Mock Data And Questions

Here's a couple of examples that don't pertain specifically to Facebook but are
representative of the kind of data and format with which you'll be presented:

Event-level data: an attendance log for every student in a school district

date | student_id | attendance

Dimension-level data: a summary table with demographics for each student in the
district

student_id | school_id | grade_level | date_of_birth | hometown

Using this data, you can answer questions like the following:
● What was the overall attendance rate for the school district yesterday?
● Which grade level currently has the most students in this school district?
● Which school had the highest attendance rate? The lowest?
● You will be expected to write code that would answer the data processing
questions given based on a schema or set of schemas that will be provided to
you. Whether you choose SQL, Python, or R, please follow standard coding style
and best practices for easy readability.

If using SQL, you can expect to be assessed on some subset of the following:
● Write a query or set of queries to derive insights based on the given log(s) or
schema(s)
● Work with aggregate functions
● Utilize different types of Joins (IE: Left, Inner, Outer, etc.)
● Utilize Union and Union All.
● Work with concepts including Distinct, Random Sampling, De-Duplication,
Optimization.
● Apply the results of your analysis to make product decisions or suggestions.

If using Python:
● Always check for edge cases and corner cases when you are coding and try to
provide a bug free solution.
● Be prepared to improve your solution when asked.
● Make sure to practice the core CS concepts like arrays, linked list, stacks, queues,
hash maps, binary trees and graphs, searching and sorting, recursion and parity.

If using R:
● Be thoughtful about implementation efficiency.
● Be familiar with apply functions family, dplyr package or an equivalent.
● While statistical packages can be called directly in R, please also expect some
general programming that needs to be implemented, such as data frame
manipulation and control flow.

The On-Site Interviews

How to Prepare for the On-Site Interviews

The on-site interviews are a bit more intensive and requires you to meet up with the
company’s team in person. It is normally the final part of the whole interview process and
they use this time to screen out their last bit of candidates. You want to make sure that
you leave a good impression and are prepared for everything they put on you.
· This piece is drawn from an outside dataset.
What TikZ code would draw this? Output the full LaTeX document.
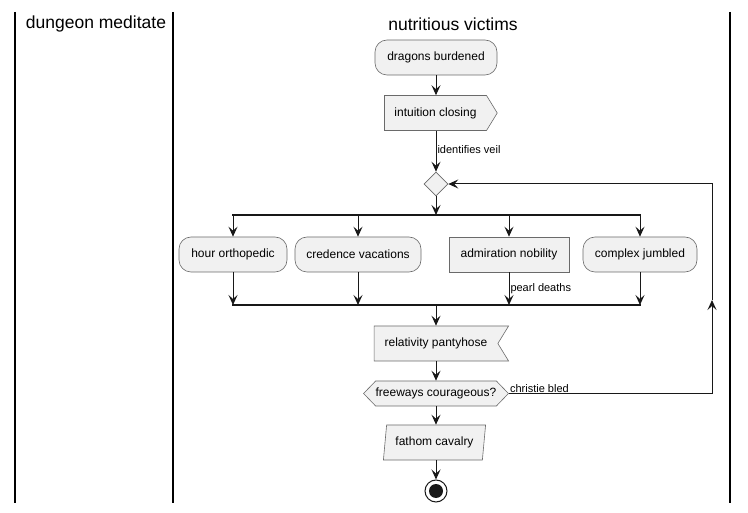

It’s normally broken down like this:

1 – Behavioral (10-20 minutes)
1 – Technical Code (30-60 minutes)
1 – Technical Whiteboard (30-60 minutes)
1 – Technical Stats/Prob Questions (30-60 minutes)
1 – Business Use Case (30-45 minutes)
1 – [optional] Project Presentation (30-60 minutes)
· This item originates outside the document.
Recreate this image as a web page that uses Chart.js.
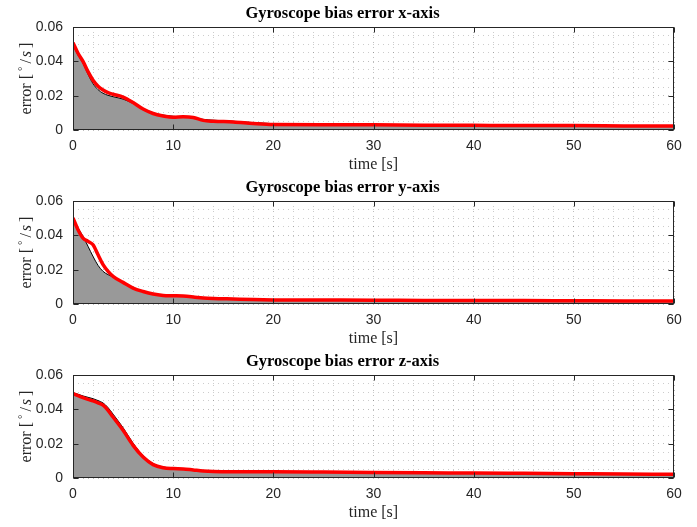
<!DOCTYPE html>
<html>
<head>
<meta charset="utf-8">
<script src="https://cdn.jsdelivr.net/npm/chart.js@4"></script>
<style>
  body { margin: 0; background: #fff; }
  .panel { position: absolute; left: 0; width: 697px; height: 174px; }
</style>
</head>
<body>
<div class="panel" style="top:0px"><canvas id="gyroX" width="697" height="174"></canvas></div>
<div class="panel" style="top:174px"><canvas id="gyroY" width="697" height="174"></canvas></div>
<div class="panel" style="top:348px"><canvas id="gyroZ" width="697" height="174"></canvas></div>
<script>
// sample times [s]
const time = [0, 0.5, 1, 1.5, 2, 2.5, 3, 3.5, 4, 5, 6, 7, 8, 9, 10, 11, 12, 13, 14, 16, 18, 20, 25, 30, 35, 40, 45, 50, 55, 60];

// grey envelope (black outline) and red error curve per axis, in deg/s
const envelopeX = [0.0495, 0.0437, 0.0388, 0.0325, 0.0270, 0.0235, 0.0214, 0.0202, 0.0194, 0.0180, 0.0155, 0.0126, 0.0100, 0.0087, 0.0080, 0.0076, 0.0072, 0.0062, 0.0057, 0.0051, 0.0043, 0.0037, 0.0033, 0.0031, 0.0029, 0.0027, 0.0026, 0.0025, 0.0024, 0.0022];
const errorX    = [0.0509, 0.0447, 0.0400, 0.0340, 0.0290, 0.0255, 0.0233, 0.0218, 0.0208, 0.0192, 0.0160, 0.0122, 0.0096, 0.0082, 0.0074, 0.0077, 0.0073, 0.0056, 0.0051, 0.0047, 0.0038, 0.0032, 0.0031, 0.0030, 0.0028, 0.0027, 0.0026, 0.0026, 0.0024, 0.0023];

const envelopeY = [0.0490, 0.0443, 0.0394, 0.0336, 0.0277, 0.0225, 0.0190, 0.0171, 0.0157, 0.0124, 0.0092, 0.0072, 0.0057, 0.0049, 0.0047, 0.0045, 0.0040, 0.0034, 0.0031, 0.0028, 0.0025, 0.0023, 0.0022, 0.0021, 0.0020, 0.0019, 0.0019, 0.0018, 0.0017, 0.0017];
const errorY    = [0.0501, 0.0433, 0.0384, 0.0365, 0.0345, 0.0287, 0.0229, 0.0190, 0.0161, 0.0126, 0.0093, 0.0073, 0.0058, 0.0050, 0.0048, 0.0046, 0.0041, 0.0035, 0.0032, 0.0029, 0.0026, 0.0024, 0.0023, 0.0022, 0.0021, 0.0020, 0.0020, 0.0019, 0.0018, 0.0018];

const envelopeZ = [0.0497, 0.0488, 0.0478, 0.0470, 0.0462, 0.0451, 0.0437, 0.0410, 0.0372, 0.0293, 0.0203, 0.0130, 0.0084, 0.0064, 0.0058, 0.0055, 0.0049, 0.0043, 0.0040, 0.0039, 0.0038, 0.0038, 0.0036, 0.0033, 0.0031, 0.0030, 0.0028, 0.0026, 0.0024, 0.0023];
const errorZ    = [0.0492, 0.0480, 0.0468, 0.0458, 0.0449, 0.0438, 0.0424, 0.0394, 0.0355, 0.0278, 0.0190, 0.0122, 0.0078, 0.0060, 0.0055, 0.0053, 0.0047, 0.0041, 0.0038, 0.0037, 0.0037, 0.0037, 0.0035, 0.0032, 0.0030, 0.0029, 0.0027, 0.0025, 0.0023, 0.0022];

// labelled ticks; grid lines are drawn at the finer steps in between
const xTicks = [0, 10, 20, 30, 40, 50, 60];
const yTicks = [0, 0.02, 0.04, 0.06];
const xGridStep = 2;
const yGridStep = 0.005;

const isMajor = (list, v) => list.some(t => Math.abs(t - v) < 1e-9);
const axisColor = '#262626';

// box around the axes with inward tick marks on all four sides
const axesBox = {
    id: 'axesBox',
    afterDatasetsDraw(chart) {
        const { ctx, chartArea: a, scales } = chart;
        const l = Math.round(a.left) + 0.5, r = Math.round(a.right) - 0.5;
        const t = Math.round(a.top) + 0.5, b = Math.round(a.bottom) - 0.5;
        ctx.save();
        ctx.strokeStyle = axisColor;
        ctx.lineWidth = 1;
        ctx.strokeRect(l, t, r - l, b - t);
        ctx.beginPath();
        xTicks.forEach(v => {
            const x = Math.round(scales.x.getPixelForValue(v)) + 0.5;
            ctx.moveTo(x, b); ctx.lineTo(x, b - 5);
            ctx.moveTo(x, t); ctx.lineTo(x, t + 5);
        });
        yTicks.forEach(v => {
            const y = Math.round(scales.y.getPixelForValue(v)) + 0.5;
            ctx.moveTo(l, y); ctx.lineTo(l + 5, y);
            ctx.moveTo(r, y); ctx.lineTo(r - 5, y);
        });
        ctx.stroke();
        ctx.restore();
    }
};

// rotated y label: error [°/s] with a raised degree sign and italic s
const yLabel = {
    id: 'yLabel',
    afterDraw(chart) {
        const { ctx, chartArea: a } = chart;
        const parts = [
            { text: 'error [', font: '16px "Liberation Serif"', dy: 0, gap: 3 },
            { text: '°', font: '11px "Liberation Serif"', dy: -5, gap: 3 },
            { text: '/', font: '16px "Liberation Serif"', dy: 0, gap: 2 },
            { text: 's', font: 'italic 16px "Liberation Serif"', dy: 0, gap: 3 },
            { text: ']', font: '16px "Liberation Serif"', dy: 0, gap: 0 }
        ];
        ctx.save();
        let total = 0;
        parts.forEach(p => { ctx.font = p.font; p.w = ctx.measureText(p.text).width; total += p.w + p.gap; });
        ctx.translate(31, (a.top + a.bottom) / 2);
        ctx.rotate(-Math.PI / 2);
        ctx.fillStyle = axisColor;
        ctx.textBaseline = 'alphabetic';
        let x = -total / 2;
        parts.forEach(p => {
            ctx.font = p.font;
            ctx.fillText(p.text, x, p.dy);
            x += p.w + p.gap;
        });
        ctx.restore();
    }
};

function makePanel(id, title, envelope, error) {
    new Chart(document.getElementById(id), {
        type: 'line',
        data: {
            datasets: [
                {
                    data: time.map((t, i) => ({ x: t, y: error[i] })),
                    borderColor: '#ff0000',
                    borderWidth: 3.5,
                    pointRadius: 0,
                    fill: false,
                    cubicInterpolationMode: 'monotone',
                    order: 1
                },
                {
                    data: time.map((t, i) => ({ x: t, y: envelope[i] })),
                    borderColor: '#000000',
                    borderWidth: 1,
                    backgroundColor: '#999999',
                    pointRadius: 0,
                    fill: 'origin',
                    cubicInterpolationMode: 'monotone',
                    order: 2
                }
            ]
        },
        options: {
            responsive: false,
            animation: false,
            events: [],
            layout: { padding: { left: 11, right: 23, top: 0, bottom: 0 } },
            plugins: {
                legend: { display: false },
                tooltip: { enabled: false },
                title: {
                    display: true,
                    text: title,
                    color: '#000',
                    font: { family: 'Liberation Serif', size: 16.5, weight: 'bold' },
                    padding: { top: 3.6, bottom: 3.6 }
                }
            },
            scales: {
                x: {
                    type: 'linear',
                    min: 0,
                    max: 60,
                    afterFit: s => { s.height = 44; },
                    ticks: {
                        stepSize: xGridStep,
                        autoSkip: false,
                        maxRotation: 0,
                        padding: 8,
                        color: axisColor,
                        font: { family: 'Liberation Sans', size: 14 },
                        callback: v => isMajor(xTicks, v) ? String(v) : ''
                    },
                    grid: {
                        drawTicks: false,
                        color: ctx => isMajor(xTicks, ctx.tick.value) ? 'rgba(0,0,0,0.26)' : 'rgba(0,0,0,0.2)'
                    },
                    border: { display: false, dash: [1, 4] },
                    title: {
                        display: true,
                        text: 'time [s]',
                        color: axisColor,
                        font: { family: 'Liberation Serif', size: 16 },
                        padding: { top: 0, bottom: 0 }
                    }
                },
                y: {
                    min: 0,
                    max: 0.06,
                    afterFit: s => { s.width = 62; },
                    ticks: {
                        stepSize: yGridStep,
                        autoSkip: false,
                        padding: 10,
                        color: axisColor,
                        font: { family: 'Liberation Sans', size: 14 },
                        callback: v => isMajor(yTicks, v) ? (Math.abs(v) < 1e-9 ? '0' : v.toFixed(2)) : ''
                    },
                    grid: {
                        drawTicks: false,
                        color: ctx => isMajor(yTicks, ctx.tick.value) ? 'rgba(0,0,0,0.26)' : 'rgba(0,0,0,0.2)'
                    },
                    border: { display: false, dash: [1, 4] }
                }
            }
        },
        plugins: [axesBox, yLabel]
    });
}

makePanel('gyroX', 'Gyroscope bias error x-axis', envelopeX, errorX);
makePanel('gyroY', 'Gyroscope bias error y-axis', envelopeY, errorY);
makePanel('gyroZ', 'Gyroscope bias error z-axis', envelopeZ, errorZ);
</script>
</body>
</html>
You may not get asked all of these questions I’ve listed here because it really depends
on the company. But at a high level, you can expect a couple or even all of those
questions.

These on-site interviews may take up to a couple of hours and essentially they want to
know if you’re a good fit for the company.

Resource for Technical Code / Whiteboard Questions: HERE
Resource for Stats/Prob Questions: HERE
Resource for Business Use Case Questions: H ERE

Interview Tips

Last Minute Advice

1. During the video conference interview, you will need access to a computer. You
will log in to www.coderpad.com - basically like a chat room, so the person on the
other side can look at your code. (You will receive additional details about this
when the interview is confirmed).
2. I strongly encourage you to have a full understanding of being able to analyze
data sets through a scripting language of your choice (SQL, R, or Python). If you do
NOT know the basics of one of these languages, you should not be moving
forward with scheduling an interview.
3. Normally you can answer the questions in the language that you feel most
comfortable with, although choosing a language that is going to assist in getting to
an optimal solution in the most speedy and efficient manner is key.
4. It's important that you think out loud/ provide a narrative as you go through the
problem so the interviewer has insight into your thought process.
5. The interviewer will prompt you if you are heading in the wrong direction. Your
ability to pivot your answer is a positive signal.
6. Feel free to ask clarifying questions during the interview as well.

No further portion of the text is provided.